What you need to do: Only lines holding the word "with" should be copied from the material.

Data entries:
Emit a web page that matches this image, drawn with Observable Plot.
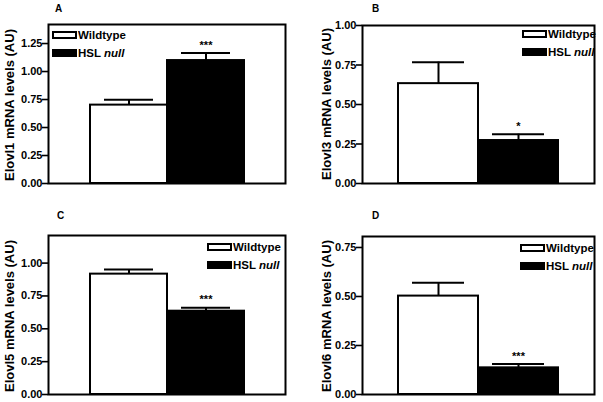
<!DOCTYPE html>
<html>
<head>
<meta charset="utf-8">
<script src="https://cdn.jsdelivr.net/npm/d3@7"></script>
<script src="https://cdn.jsdelivr.net/npm/@observablehq/plot@0.6"></script>
<style>
  html, body { margin: 0; padding: 0; background: #fff; }
  #root { position: relative; width: 603px; height: 402px; background: #fff; font-family: "Liberation Sans", Arial, sans-serif; font-weight: bold; }
  .panel { position: absolute; }
  .letter { position: absolute; font-size: 10px; font-weight: bold; }
  .ytitle { position: absolute; white-space: nowrap; font-size: 13px; font-weight: bold; transform: translate(-50%, -50%) rotate(-90deg); }
  .legend { position: absolute; display: flex; flex-direction: column; gap: 10px; font-size: 11.5px; font-weight: bold; }
  .legend .row { display: flex; align-items: center; height: 8px; }
  .legend .box { box-sizing: border-box; width: 25px; height: 8px; border: 2px solid #000; margin-right: 1px; }
</style>
</head>
<body>
<div id="root"></div>
<script>
// ---- data ----
const panelLetters = ["A", "B", "C", "D"];
const genes = ["Elovl1", "Elovl3", "Elovl5", "Elovl6"];
const groups = ["Wildtype", "HSL null"];
const wildtypeMean = [0.70, 0.632, 0.916, 0.502];
const wildtypeErr  = [0.047, 0.136, 0.036, 0.068];
const nullMean     = [1.098, 0.272, 0.634, 0.136];
const nullErr      = [0.067, 0.040, 0.027, 0.019];
const significance = ["***", "*", "***", "***"];
const yMax   = [1.42, 1.0, 1.21, 0.806];
const yTicks = [
  [0, 0.25, 0.5, 0.75, 1.0, 1.25],
  [0, 0.25, 0.5, 0.75, 1.0],
  [0, 0.25, 0.5, 0.75, 1.0],
  [0, 0.25, 0.5, 0.75]
];

// ---- layout ----
const layout = [
  {left: 0,   top: 0,   width: 300, height: 200, mL: 48, mR: 15, mT: 24, mB: 17, po: 0.52, title: [9, 105],    letter: [55, 3],   legend: [52, 31]},
  {left: 300, top: 0,   width: 303, height: 200, mL: 62, mR: 9,  mT: 25, mB: 17, po: 0.45, title: [325.5, 104], letter: [372, 3],  legend: [522, 30]},
  {left: 0,   top: 200, width: 300, height: 202, mL: 48, mR: 15, mT: 35, mB: 8,  po: 0.52, title: [9, 316],    letter: [57, 210], legend: [207, 243]},
  {left: 300, top: 200, width: 303, height: 202, mL: 62, mR: 9,  mT: 36, mB: 8,  po: 0.45, title: [325.5, 316], letter: [372, 210], legend: [520, 244]}
];

const root = document.getElementById("root");

panelLetters.forEach((letter, i) => {
  const L = layout[i];
  const data = [
    {group: groups[0], mean: wildtypeMean[i], err: wildtypeErr[i], sig: ""},
    {group: groups[1], mean: nullMean[i], err: nullErr[i], sig: significance[i]}
  ];
  const chart = Plot.plot({
    width: L.width,
    height: L.height,
    marginLeft: L.mL, marginRight: L.mR, marginTop: L.mT, marginBottom: L.mB,
    style: {fontFamily: "'Liberation Sans', Arial, sans-serif", fontWeight: "bold", fontSize: "11px", background: "transparent", color: "#000"},
    x: {type: "band", domain: groups, paddingInner: 0, paddingOuter: L.po, axis: null},
    y: {domain: [0, yMax[i]]},
    color: {domain: groups, range: ["#ffffff", "#000000"]},
    marks: [
      Plot.barY(data, {x: "group", y: "mean", fill: "group", stroke: "#000", strokeWidth: 2}),
      Plot.ruleX(data, {x: "group", y1: "mean", y2: d => d.mean + d.err, stroke: "#000", strokeWidth: 2}),
      Plot.tickY(data, {x: "group", y: d => d.mean + d.err, stroke: "#000", strokeWidth: 2, insetLeft: 14, insetRight: 14}),
      Plot.text(data.filter(d => d.sig), {x: "group", y: d => d.mean + d.err, text: "sig", dy: -8, fontSize: 11, fontWeight: "bold", fill: "#000"}),
      Plot.axisY({
        ticks: yTicks[i], tickFormat: d3.format(".2f"), tickSize: 6, tickPadding: 0,
        strokeWidth: 1.6, fontSize: 11, label: null
      }),
      Plot.frame({stroke: "#000", strokeWidth: 2})
    ]
  });
  const wrap = document.createElement("div");
  wrap.className = "panel";
  wrap.style.left = L.left + "px";
  wrap.style.top = L.top + "px";
  wrap.appendChild(chart);
  root.appendChild(wrap);

  const tt = document.createElement("div");
  tt.className = "ytitle";
  tt.style.left = L.title[0] + "px";
  tt.style.top = L.title[1] + "px";
  tt.textContent = `${genes[i]} mRNA levels (AU)`;
  root.appendChild(tt);

  const lt = document.createElement("div");
  lt.className = "letter";
  lt.style.left = L.letter[0] + "px";
  lt.style.top = L.letter[1] + "px";
  lt.textContent = letter;
  root.appendChild(lt);

  const lg = document.createElement("div");
  lg.className = "legend";
  lg.style.left = L.legend[0] + "px";
  lg.style.top = L.legend[1] + "px";
  lg.innerHTML =
    `<div class="row"><span class="box" style="background:#fff"></span><span>Wildtype</span></div>` +
    `<div class="row"><span class="box" style="background:#000"></span><span>HSL <i>null</i></span></div>`;
  root.appendChild(lg);
});
</script>
</body>
</html>
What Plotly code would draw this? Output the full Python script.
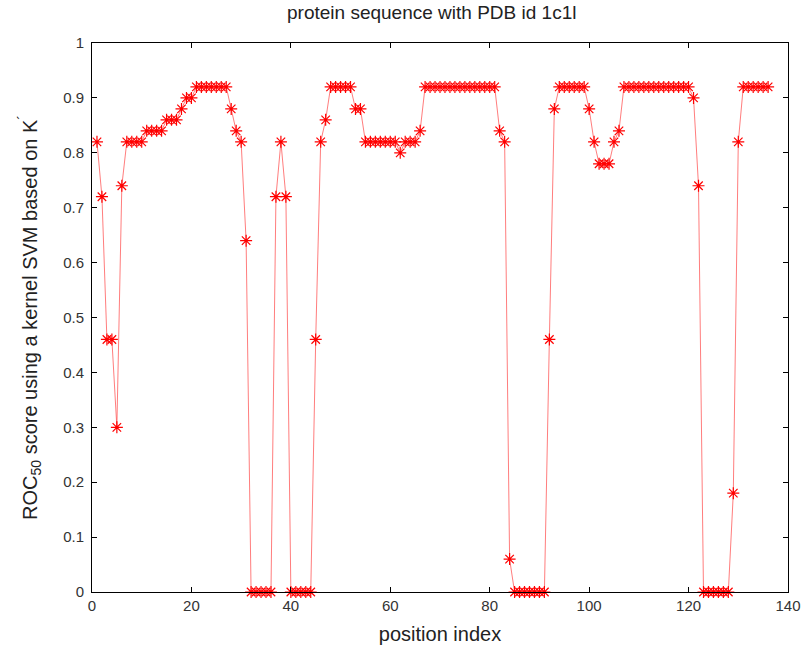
import plotly.graph_objects as go

positions = list(range(1, 137))
roc50 = [
    0.82, 0.72, 0.46, 0.46, 0.30, 0.74, 0.82, 0.82, 0.82, 0.82,   # 1-10
    0.84, 0.84, 0.84, 0.84, 0.86, 0.86, 0.86, 0.88, 0.90, 0.90,   # 11-20
    0.92, 0.92, 0.92, 0.92, 0.92, 0.92, 0.92, 0.88, 0.84, 0.82,   # 21-30
    0.64, 0.00, 0.00, 0.00, 0.00, 0.00, 0.72, 0.82, 0.72, 0.00,   # 31-40
    0.00, 0.00, 0.00, 0.00, 0.46, 0.82, 0.86, 0.92, 0.92, 0.92,   # 41-50
    0.92, 0.92, 0.88, 0.88, 0.82, 0.82, 0.82, 0.82, 0.82, 0.82,   # 51-60
    0.82, 0.80, 0.82, 0.82, 0.82, 0.84, 0.92, 0.92, 0.92, 0.92,   # 61-70
    0.92, 0.92, 0.92, 0.92, 0.92, 0.92, 0.92, 0.92, 0.92, 0.92,   # 71-80
    0.92, 0.84, 0.82, 0.06, 0.00, 0.00, 0.00, 0.00, 0.00, 0.00,   # 81-90
    0.00, 0.46, 0.88, 0.92, 0.92, 0.92, 0.92, 0.92, 0.92, 0.88,   # 91-100
    0.82, 0.78, 0.78, 0.78, 0.82, 0.84, 0.92, 0.92, 0.92, 0.92,   # 101-110
    0.92, 0.92, 0.92, 0.92, 0.92, 0.92, 0.92, 0.92, 0.92, 0.92,   # 111-120
    0.90, 0.74, 0.00, 0.00, 0.00, 0.00, 0.00, 0.00, 0.18, 0.82,   # 121-130
    0.92, 0.92, 0.92, 0.92, 0.92, 0.92,                           # 131-136
]

x_ticks = [0, 20, 40, 60, 80, 100, 120, 140]
y_ticks = [0, 0.1, 0.2, 0.3, 0.4, 0.5, 0.6, 0.7, 0.8, 0.9, 1]
y_tick_text = ["0", "0.1", "0.2", "0.3", "0.4", "0.5", "0.6", "0.7", "0.8", "0.9", "1"]

FONT = "Liberation Sans, Arial, sans-serif"

fig = go.Figure()
fig.add_trace(go.Scatter(
    x=positions, y=roc50,
    mode="lines+markers",
    line=dict(color="rgba(255,70,70,0.7)", width=1),
    marker=dict(symbol="asterisk-open", size=10, color="red",
                line=dict(color="red", width=1.2)),
    cliponaxis=False,
    showlegend=False,
))

axis_common = dict(
    showgrid=False, zeroline=False,
    showline=True, linecolor="black", linewidth=1, mirror="ticks",
    ticks="inside", ticklen=5, tickcolor="black", tickwidth=1,
    tickfont=dict(family=FONT, size=15, color="#333333"),
    automargin=False,
)

fig.update_layout(
    width=810, height=646,
    margin=dict(l=92, r=22, t=43, b=54),
    paper_bgcolor="white", plot_bgcolor="white",
    title=dict(text="protein sequence with PDB id 1c1l",
               x=0.533, xanchor="center", y=1 - 12 / 646, yanchor="middle",
               font=dict(family=FONT, size=19, color="#222222")),
    xaxis=dict(range=[0, 140], tickvals=x_ticks,
               title=dict(text="position index", standoff=13,
                          font=dict(family=FONT, size=20, color="#222222")),
               **axis_common),
    yaxis=dict(range=[0, 1], tickvals=y_ticks, ticktext=y_tick_text,
               ticklabelstandoff=4,
               title=dict(text="ROC<sub>50</sub> score using a kernel SVM based on K<sup>´</sup>",
                          standoff=20,
                          font=dict(family=FONT, size=20, color="#222222")),
               **axis_common),
)

fig.write_html("out.html",
               config={"displayModeBar": False},
               post_script="document.body.style.margin='0px';document.body.style.overflow='hidden';")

Output of the task:
Emit a web page that matches this image, drawn with Observable Plot.
    title=dict(text="protein sequence with PDB id 1c1l",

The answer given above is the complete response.